Thank you, Paul. This information is really helpful. I'm scouring through the documents to determine whether we can go ahead with VolDB at this point. Our current application (stock trading platform) has its business logic done entirely in stored procedures (MSSQL). It is simply not feasible for me to rewrite all our applications to move logic to the application layer. Therefore, I would be adopting MSSQL stored procedures into VoltDB. Which is a good thing since VoltDB's procedures are in Java. However, this means that single stored procedure would need to load data from many different tables and/or modify data in different tables and also call other stored procedures which will modify their own set of tables. The fact that all this will be done in single transaction is good news to me (really good news), but can VoltDB's stored procedures be so complicated? Is it possible to use Java's collections framework from within VoltDB? Can I create arbitrary classes within VoltDB to perform calculations?
There are very few restrictions on what stored procedures are allowed to do or to call.

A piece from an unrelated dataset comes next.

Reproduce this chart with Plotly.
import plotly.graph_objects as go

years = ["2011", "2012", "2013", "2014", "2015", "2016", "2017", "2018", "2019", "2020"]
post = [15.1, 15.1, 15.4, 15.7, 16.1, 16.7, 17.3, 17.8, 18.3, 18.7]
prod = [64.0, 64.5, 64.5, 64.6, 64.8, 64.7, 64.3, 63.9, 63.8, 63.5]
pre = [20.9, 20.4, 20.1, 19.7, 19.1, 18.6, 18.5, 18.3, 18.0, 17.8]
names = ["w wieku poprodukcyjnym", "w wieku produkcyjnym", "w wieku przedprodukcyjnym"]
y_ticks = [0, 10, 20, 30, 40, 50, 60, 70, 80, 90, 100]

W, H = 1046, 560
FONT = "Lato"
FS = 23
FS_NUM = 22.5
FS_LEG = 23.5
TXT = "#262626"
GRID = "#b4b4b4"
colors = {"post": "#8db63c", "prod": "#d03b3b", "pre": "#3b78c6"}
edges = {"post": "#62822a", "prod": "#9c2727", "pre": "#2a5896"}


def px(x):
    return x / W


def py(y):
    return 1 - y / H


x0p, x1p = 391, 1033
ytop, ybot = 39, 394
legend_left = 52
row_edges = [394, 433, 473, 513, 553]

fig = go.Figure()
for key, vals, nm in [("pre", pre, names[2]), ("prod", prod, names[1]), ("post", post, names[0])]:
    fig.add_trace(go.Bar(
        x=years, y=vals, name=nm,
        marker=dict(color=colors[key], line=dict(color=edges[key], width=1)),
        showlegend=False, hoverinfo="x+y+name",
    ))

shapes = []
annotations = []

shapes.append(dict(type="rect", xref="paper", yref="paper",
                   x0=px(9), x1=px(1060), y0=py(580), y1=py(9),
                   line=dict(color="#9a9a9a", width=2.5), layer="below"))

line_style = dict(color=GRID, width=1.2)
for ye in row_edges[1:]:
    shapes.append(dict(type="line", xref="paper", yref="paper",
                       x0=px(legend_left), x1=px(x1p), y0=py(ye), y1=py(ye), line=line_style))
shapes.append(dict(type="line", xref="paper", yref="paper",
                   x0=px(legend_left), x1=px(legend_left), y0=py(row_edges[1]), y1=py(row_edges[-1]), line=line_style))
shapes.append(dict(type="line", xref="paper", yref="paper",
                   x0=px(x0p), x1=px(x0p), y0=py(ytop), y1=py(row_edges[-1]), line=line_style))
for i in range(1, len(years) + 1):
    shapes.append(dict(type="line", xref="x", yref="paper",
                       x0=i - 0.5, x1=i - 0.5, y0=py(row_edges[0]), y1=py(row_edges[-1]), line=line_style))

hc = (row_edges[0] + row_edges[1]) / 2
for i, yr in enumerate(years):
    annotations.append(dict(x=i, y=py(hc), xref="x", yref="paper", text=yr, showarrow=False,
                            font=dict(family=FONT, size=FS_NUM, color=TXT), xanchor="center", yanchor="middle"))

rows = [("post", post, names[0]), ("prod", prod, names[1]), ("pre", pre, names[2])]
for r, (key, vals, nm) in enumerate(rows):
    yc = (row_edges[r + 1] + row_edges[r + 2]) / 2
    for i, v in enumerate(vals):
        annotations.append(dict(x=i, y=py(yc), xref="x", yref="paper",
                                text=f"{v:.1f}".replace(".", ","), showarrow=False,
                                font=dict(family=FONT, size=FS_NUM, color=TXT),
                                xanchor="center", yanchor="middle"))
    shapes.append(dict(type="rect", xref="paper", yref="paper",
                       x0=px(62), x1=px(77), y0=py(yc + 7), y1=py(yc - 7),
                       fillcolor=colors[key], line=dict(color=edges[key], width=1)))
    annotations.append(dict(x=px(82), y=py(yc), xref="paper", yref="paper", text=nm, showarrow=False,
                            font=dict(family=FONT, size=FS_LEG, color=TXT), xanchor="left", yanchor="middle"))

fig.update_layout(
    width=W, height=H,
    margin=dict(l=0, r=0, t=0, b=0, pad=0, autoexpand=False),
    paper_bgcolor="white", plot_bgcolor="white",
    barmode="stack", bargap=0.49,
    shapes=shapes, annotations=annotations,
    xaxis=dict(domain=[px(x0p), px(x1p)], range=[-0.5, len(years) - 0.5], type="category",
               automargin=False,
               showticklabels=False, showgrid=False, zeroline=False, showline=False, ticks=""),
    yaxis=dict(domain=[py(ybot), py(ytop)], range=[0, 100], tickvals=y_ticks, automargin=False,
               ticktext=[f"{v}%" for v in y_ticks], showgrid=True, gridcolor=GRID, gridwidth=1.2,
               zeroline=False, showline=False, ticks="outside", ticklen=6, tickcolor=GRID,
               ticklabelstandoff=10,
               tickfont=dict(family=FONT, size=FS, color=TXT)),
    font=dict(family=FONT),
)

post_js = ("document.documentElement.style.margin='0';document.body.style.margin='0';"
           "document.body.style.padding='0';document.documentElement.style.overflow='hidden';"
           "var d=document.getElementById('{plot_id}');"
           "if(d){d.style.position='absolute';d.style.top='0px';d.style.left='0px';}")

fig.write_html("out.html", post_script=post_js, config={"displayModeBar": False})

I already mentioned previously in this thread the restrictions around calling other stored procedures -- that is, having the run method of a class derived from VoltProcedure call another run method, whether directly or indirectly, to delegate database access.

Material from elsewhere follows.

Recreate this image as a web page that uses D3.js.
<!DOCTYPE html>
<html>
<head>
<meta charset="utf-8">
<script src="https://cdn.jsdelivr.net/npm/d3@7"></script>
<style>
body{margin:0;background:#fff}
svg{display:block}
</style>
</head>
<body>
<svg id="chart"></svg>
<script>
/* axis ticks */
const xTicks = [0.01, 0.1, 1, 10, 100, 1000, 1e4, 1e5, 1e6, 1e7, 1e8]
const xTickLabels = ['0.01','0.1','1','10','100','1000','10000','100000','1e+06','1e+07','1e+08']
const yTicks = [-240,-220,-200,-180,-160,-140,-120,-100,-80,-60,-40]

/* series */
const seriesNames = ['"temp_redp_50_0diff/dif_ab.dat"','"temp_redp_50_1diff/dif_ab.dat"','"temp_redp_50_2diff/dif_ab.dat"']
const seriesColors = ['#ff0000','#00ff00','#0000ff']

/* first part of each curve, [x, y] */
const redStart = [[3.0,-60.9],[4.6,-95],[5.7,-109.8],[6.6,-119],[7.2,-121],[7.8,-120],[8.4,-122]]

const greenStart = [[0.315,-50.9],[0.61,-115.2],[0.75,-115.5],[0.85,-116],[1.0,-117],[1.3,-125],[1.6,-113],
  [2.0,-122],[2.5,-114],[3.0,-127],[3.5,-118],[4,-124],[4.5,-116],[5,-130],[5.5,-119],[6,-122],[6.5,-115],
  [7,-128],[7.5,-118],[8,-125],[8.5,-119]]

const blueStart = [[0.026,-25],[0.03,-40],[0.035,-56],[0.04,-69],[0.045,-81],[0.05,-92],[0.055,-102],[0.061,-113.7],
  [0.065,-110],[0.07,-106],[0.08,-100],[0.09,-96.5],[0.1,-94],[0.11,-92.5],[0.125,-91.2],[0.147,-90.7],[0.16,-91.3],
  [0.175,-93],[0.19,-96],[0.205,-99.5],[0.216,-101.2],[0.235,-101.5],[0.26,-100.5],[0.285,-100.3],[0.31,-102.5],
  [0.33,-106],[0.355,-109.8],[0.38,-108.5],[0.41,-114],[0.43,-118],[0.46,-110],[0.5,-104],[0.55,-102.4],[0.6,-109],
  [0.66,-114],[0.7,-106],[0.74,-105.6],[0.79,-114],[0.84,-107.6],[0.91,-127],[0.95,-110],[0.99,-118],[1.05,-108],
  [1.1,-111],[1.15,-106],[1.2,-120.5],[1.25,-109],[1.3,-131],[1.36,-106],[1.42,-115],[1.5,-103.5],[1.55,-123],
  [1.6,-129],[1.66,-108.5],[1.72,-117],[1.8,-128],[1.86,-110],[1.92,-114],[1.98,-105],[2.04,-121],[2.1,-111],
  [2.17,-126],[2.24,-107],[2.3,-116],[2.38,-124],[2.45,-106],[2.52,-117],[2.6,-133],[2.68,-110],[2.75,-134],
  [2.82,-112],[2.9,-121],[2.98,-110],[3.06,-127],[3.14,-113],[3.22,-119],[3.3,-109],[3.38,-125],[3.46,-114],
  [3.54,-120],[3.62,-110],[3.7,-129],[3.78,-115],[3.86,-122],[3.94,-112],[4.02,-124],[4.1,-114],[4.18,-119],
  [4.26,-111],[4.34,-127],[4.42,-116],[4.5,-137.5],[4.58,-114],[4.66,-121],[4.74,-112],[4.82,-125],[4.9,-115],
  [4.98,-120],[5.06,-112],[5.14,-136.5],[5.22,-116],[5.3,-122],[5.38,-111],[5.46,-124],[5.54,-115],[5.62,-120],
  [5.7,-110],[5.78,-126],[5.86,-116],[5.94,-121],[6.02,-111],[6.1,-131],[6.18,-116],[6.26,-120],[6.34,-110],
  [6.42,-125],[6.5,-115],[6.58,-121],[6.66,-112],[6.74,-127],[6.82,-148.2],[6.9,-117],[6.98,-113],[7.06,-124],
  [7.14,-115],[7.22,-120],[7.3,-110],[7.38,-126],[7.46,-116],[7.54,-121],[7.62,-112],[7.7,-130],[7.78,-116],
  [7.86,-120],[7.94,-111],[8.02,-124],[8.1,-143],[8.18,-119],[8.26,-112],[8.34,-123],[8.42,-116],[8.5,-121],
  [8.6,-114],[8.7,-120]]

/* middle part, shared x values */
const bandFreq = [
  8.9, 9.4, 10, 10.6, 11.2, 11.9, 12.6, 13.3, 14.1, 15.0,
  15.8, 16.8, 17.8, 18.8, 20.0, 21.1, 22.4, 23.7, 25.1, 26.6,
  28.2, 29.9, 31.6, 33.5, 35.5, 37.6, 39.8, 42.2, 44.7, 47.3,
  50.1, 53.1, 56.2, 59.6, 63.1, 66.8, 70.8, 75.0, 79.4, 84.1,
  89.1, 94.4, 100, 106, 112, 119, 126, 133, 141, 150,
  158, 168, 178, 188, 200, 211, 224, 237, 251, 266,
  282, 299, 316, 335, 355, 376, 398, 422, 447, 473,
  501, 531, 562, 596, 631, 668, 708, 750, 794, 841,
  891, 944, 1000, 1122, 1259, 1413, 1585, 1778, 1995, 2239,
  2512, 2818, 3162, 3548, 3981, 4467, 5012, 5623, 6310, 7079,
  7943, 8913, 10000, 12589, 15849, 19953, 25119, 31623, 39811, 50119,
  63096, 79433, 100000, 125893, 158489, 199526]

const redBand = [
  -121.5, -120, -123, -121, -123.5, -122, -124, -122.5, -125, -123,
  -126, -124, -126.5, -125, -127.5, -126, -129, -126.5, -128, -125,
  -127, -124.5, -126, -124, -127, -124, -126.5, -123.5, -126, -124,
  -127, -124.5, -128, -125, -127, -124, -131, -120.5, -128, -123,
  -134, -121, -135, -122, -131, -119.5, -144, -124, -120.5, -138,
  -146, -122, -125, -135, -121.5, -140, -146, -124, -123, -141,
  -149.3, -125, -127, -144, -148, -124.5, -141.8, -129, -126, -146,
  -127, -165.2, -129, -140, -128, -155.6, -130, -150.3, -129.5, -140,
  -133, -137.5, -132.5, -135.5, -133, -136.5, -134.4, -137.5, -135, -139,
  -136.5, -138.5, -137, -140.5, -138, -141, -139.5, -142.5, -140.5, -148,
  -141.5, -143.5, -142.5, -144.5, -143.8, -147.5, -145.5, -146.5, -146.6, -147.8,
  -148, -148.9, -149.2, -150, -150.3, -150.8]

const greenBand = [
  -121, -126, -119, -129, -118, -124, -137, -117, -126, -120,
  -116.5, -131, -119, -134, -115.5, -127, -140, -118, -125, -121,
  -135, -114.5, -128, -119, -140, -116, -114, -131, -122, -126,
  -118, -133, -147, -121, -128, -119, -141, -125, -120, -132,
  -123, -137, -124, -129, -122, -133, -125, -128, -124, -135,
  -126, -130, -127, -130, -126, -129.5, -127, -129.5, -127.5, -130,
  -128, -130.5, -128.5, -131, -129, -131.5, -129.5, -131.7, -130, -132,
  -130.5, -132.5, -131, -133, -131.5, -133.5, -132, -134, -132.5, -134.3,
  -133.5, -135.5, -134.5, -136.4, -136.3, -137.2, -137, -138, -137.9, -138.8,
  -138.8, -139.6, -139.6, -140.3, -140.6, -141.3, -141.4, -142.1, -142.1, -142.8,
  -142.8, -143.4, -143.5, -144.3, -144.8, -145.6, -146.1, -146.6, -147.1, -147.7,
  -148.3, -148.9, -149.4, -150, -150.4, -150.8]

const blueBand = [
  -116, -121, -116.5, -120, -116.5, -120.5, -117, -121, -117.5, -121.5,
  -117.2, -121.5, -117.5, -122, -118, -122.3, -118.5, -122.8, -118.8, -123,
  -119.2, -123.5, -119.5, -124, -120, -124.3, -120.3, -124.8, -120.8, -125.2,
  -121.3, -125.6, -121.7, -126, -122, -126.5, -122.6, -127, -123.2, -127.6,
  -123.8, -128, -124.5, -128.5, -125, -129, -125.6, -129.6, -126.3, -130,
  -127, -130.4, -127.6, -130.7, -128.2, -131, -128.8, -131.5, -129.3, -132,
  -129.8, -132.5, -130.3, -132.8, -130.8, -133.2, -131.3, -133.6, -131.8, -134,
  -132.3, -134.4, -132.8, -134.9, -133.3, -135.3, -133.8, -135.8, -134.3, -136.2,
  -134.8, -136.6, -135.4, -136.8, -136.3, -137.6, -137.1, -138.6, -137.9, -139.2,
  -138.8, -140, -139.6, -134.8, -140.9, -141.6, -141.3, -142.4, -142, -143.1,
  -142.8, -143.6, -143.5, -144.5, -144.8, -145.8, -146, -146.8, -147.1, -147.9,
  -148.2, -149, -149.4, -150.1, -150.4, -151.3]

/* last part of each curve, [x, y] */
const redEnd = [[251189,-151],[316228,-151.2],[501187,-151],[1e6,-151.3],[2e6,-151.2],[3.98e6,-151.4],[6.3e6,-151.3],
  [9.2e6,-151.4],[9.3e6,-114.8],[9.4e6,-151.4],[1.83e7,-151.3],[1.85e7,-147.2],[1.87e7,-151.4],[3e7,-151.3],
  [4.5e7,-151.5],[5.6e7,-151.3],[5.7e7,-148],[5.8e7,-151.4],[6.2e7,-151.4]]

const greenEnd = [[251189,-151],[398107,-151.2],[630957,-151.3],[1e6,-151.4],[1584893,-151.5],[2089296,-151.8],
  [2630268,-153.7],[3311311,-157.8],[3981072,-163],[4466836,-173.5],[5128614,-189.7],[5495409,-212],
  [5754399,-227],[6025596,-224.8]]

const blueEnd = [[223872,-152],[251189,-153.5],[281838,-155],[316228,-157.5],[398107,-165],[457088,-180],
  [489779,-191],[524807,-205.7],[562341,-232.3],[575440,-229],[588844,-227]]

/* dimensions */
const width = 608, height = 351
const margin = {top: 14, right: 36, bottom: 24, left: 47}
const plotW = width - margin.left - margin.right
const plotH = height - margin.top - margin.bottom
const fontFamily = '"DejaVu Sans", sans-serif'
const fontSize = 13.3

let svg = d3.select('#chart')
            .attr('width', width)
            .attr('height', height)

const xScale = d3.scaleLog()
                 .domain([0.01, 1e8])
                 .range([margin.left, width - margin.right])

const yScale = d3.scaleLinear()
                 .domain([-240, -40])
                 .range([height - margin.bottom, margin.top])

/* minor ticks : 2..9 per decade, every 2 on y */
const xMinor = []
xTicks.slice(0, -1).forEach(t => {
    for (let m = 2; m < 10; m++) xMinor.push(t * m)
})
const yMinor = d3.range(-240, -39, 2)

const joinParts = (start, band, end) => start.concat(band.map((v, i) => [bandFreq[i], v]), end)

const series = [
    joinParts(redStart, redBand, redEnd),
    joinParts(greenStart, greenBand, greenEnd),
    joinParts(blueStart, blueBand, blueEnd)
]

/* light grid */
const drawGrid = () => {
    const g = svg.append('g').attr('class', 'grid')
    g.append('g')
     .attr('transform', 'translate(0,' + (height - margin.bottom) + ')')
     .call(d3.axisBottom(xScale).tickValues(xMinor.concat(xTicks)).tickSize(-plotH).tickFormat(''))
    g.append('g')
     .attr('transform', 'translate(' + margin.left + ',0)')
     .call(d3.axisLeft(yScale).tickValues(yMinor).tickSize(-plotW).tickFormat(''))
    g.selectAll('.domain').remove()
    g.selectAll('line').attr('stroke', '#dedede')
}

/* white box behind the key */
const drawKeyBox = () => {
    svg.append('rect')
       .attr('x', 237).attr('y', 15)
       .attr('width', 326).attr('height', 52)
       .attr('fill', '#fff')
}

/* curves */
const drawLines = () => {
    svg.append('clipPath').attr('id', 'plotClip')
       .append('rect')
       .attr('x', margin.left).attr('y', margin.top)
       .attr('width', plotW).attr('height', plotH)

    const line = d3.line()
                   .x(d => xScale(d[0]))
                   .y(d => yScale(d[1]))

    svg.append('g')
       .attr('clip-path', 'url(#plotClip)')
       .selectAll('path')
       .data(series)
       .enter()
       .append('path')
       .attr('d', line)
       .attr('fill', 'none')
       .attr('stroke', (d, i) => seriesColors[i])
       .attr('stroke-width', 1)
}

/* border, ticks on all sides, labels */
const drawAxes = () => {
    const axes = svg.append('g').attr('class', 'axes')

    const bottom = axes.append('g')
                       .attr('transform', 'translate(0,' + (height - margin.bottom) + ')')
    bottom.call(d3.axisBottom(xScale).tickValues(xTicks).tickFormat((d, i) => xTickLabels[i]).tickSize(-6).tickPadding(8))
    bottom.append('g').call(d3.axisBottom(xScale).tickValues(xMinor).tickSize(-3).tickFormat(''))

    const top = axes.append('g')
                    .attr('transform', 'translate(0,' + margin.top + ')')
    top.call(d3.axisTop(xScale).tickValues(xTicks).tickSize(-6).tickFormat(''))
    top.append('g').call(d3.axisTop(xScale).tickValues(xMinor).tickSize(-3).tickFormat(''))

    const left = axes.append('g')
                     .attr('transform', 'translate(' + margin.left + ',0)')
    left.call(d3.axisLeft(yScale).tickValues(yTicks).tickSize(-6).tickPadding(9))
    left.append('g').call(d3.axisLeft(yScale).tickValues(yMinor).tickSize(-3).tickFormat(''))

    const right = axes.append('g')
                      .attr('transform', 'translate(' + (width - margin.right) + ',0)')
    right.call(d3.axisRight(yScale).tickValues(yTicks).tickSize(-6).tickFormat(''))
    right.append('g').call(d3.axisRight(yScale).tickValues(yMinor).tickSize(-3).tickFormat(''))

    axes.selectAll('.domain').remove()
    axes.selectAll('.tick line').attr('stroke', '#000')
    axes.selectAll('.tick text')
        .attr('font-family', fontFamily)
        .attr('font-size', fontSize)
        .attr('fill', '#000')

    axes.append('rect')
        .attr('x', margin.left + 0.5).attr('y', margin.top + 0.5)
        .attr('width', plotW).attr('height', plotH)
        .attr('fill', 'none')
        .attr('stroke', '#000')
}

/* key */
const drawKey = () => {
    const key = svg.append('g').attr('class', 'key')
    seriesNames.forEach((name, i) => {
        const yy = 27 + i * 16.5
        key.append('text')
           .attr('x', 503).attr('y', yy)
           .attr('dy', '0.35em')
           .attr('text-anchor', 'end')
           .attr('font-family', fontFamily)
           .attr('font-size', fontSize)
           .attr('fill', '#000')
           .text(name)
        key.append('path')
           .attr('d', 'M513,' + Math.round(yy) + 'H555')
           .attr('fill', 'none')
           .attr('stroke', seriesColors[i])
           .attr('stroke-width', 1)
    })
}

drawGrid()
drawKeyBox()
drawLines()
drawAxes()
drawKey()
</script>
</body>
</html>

The other class of restrictions is related to determinism of inputs to database write operations (DML statements). VoltDB is designed to support both k-safety ("live" redundancy) and WAN replication. To ensure the integrity of the database when one of a set of redundant servers is taken down, or when the database must switch over to a remote backup, it is imperative that each stored procedure invocation have an identical effect on the database wherever/whenever it is run, based solely on the procedure's input parameters. The executed SQL statements and their parameters must be a result (direct or indirect) of the stored procedure's input arguments and not influenced by other factors that might be available to a java program -- like the current time, or the results of a random number generator, or a reading from a temperature sensor or a local file. Basing DML statement choices and/or their parameters on such "variables" is likely to run afoul of VoltDB's internal integrity checking, which can have serious consequences. Such "external data" must be provided by "the database clients" through stored procedure parameters. Aside from this determinism restriction, stored procedures have full access to the power of the jvm and anything that can be packaged into jar files and run on the architecture of the host machines.